Global governance is not fully equipped to meet the SDGs yet; the SDR 2023 has uncovered a list of recommendations to be more prepared:

  1. SDGs should be at the center of UN programs and strategies.

  2. The World Bank and other MDBs (Multilateral Development Banks) should put the SDGs at the center of their strategies and performance reviews.

  3. The IMF should build its national reviews, debt sustainability framework, and country programming around the need to achieve SDGs.

  4. The G20 should focus on reforming the GDA (Global Financial Architecture) to achieve SDGs.

  5. UN Member States should present VNRs (Voluntary National Reviews) at least once every three years.



Voluntary National Reviews are periodic reports that UN Member States submit to the UN High-Level Political Forum on Sustainable Development to share their progress and efforts to achieve SDGs. UN agencies, multilateral organizations, and Member States need to invest in and coordinate national and international data and statistics to assess SDG progress and support sustainable development, including disorganized data by region, social stratification, and other criteria.

The SDSN has assessed that SDG success depends on strong regional cooperation, given that neighboring countries share ecosystems and need to cooperate to protect them by creating partnerships. For example, the Mediterranean Sea and the Black Sea are threatened by chemical and plastics pollution, therefore they must be protected by all neighboring countries.

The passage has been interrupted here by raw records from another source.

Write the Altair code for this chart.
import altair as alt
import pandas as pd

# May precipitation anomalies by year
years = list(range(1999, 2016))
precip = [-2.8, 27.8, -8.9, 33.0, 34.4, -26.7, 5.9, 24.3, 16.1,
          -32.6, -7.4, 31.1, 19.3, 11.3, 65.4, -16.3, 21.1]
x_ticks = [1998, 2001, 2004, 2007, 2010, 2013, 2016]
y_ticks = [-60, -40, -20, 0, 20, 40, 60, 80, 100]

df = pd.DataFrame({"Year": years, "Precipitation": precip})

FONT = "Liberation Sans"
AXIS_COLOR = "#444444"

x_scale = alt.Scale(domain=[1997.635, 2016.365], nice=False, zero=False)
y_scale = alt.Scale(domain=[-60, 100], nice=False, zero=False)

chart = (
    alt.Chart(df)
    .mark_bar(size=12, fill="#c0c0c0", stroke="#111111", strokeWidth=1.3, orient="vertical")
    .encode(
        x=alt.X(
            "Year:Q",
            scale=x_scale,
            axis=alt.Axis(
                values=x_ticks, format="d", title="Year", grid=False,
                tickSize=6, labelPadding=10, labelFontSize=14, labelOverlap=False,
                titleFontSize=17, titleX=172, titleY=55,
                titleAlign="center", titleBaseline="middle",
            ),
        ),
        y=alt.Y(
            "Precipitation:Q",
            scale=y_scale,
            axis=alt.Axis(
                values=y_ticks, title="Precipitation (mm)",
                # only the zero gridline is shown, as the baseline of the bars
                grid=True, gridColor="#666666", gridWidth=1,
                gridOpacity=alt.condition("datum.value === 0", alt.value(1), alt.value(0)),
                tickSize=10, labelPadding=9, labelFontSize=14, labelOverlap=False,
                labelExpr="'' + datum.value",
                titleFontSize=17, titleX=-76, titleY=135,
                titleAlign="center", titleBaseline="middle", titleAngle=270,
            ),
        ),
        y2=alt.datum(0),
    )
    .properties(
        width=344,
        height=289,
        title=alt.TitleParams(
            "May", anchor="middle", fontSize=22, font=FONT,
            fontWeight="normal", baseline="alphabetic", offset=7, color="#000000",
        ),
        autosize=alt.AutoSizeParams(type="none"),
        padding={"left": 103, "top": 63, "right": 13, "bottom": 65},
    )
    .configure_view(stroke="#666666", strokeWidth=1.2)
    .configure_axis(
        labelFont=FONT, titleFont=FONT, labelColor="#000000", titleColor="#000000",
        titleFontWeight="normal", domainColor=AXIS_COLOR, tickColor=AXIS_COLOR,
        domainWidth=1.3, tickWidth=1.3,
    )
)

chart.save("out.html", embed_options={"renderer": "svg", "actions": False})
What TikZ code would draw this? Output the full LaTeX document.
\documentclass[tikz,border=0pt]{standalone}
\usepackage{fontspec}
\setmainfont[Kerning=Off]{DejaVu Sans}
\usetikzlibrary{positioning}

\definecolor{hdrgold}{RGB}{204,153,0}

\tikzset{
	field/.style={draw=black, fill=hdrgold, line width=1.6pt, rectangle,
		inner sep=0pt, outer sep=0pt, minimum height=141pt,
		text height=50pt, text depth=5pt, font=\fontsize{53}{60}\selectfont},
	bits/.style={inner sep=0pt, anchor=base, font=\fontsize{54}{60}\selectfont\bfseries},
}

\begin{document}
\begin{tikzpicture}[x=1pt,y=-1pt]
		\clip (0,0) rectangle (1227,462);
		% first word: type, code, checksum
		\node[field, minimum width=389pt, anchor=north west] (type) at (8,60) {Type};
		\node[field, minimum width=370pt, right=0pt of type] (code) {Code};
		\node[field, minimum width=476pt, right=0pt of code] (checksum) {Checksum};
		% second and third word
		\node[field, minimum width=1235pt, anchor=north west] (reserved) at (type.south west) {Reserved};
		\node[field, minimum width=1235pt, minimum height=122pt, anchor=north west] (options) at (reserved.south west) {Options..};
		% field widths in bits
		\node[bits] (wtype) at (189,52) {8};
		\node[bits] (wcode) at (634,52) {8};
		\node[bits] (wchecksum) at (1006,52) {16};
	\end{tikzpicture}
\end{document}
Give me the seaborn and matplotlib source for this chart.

Regional cooperation is also needed for technological and social innovations: the Mediterranean Sea, threatened by climate change, urbanization, and geo-political crises, is also recognized as the birthplace of the “Mediterranean diet” and of a strong agri-food sector which could potentially be specialized in healthy and sustainable food. Neighboring countries of different regions must collaborate to share data and knowledge, and implement sustainable development programs; these regional international policies should be based on scientific knowledge.

The SDSN supports the development of regional sustainability plans and the EU’s efforts to achieve the SDGs, along with the Europea Green Deal, which has great potential to transform the European and Mediterranean regions, and even North Africa. The SDSN is also working with the ASEAN Member States to bring about the ASEAN Green Deal, and it’s supporting the African Development Bank to create a plan for Africa’s sustainable development and help the African Union achieve it by 2063, the 100th anniversary of the Organization of African Unity. The SDSN is collaborating with the Amazon Basin Nations and the Scientific Panel of the Amazon to develop a regional strategy for the conservation of the Amazon, along with supporting new partnerships between the rainforests of the Amazon Basin, the Congo Basin, and Southeast Asia for a financing mechanisms to protect all three rainforests.